What’s the solution? If Post-Structuralism is any answer, it will say that there is no answer and that everything is a meaningless state of repeating signals in the air. That seems boring to me. As Jews, we like to cling to what’s real. Two different answers: the neurotic and the religious. Sometimes we cling to both. Sometimes the religious has a bit of the neurotic, sometimes vice versa. Answer A: life is just going to be one case after another of crazy Jewish madness, nothing we can do about it. Answer B: we live our lives the best we can so that we can merit the afterlife. I’d like to say I have a modified version of Answer B: Jews live to search. It doesn’t matter if it’s for a secular life outside of religion or a religious life inside the secular, we live to search. This is living our lives the best we can to prepare for the afterlife. Searching is more important in our lives, because that is what we are meant to do. Especially Jews.

The Torah isn’t just some text. We have to search through it to find out what it means to us: if it angers us because of all the wars and bitter rivalries, or pleases us because of the beautiful language of the stories of ours fathers, mothers and cousins. Searching is making sense of the life around us. I realize that Judaism places a huge emphasis on this life because searching is what it wants us to do. Otherwise, we wouldn’t have any idea what to do with ourselves and our Jewish identity. Still, my modified Answer B is this: live life as best you can, which translates to search all the time. Only that will prepare you for what’s to come.

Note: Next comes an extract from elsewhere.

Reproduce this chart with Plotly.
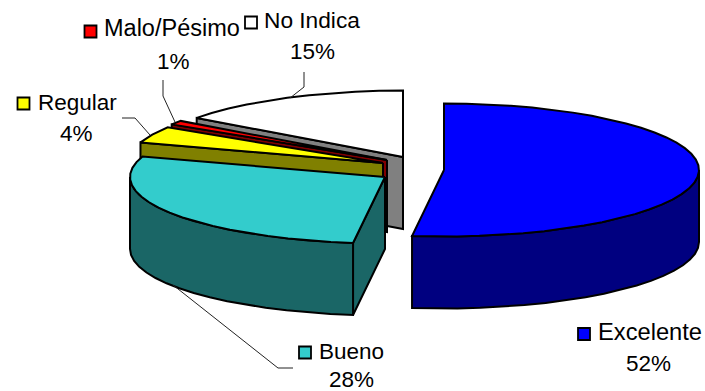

To sum up, the afterlife is important. Tangentially. To focus on the life we lead is to prepare for that soft murmur in our head: that worry about what’s to come. Our fear of death leaves when we focus on the more rational fear: life. When we have that down pat, then things get just a bit better. I’m not saying this is a cure-all, and I’m not saying that this is easy, and I’m not saying that even I can practice what I preach. Just don’t focus on it. Live life, search a little. It’s good for you. I promise.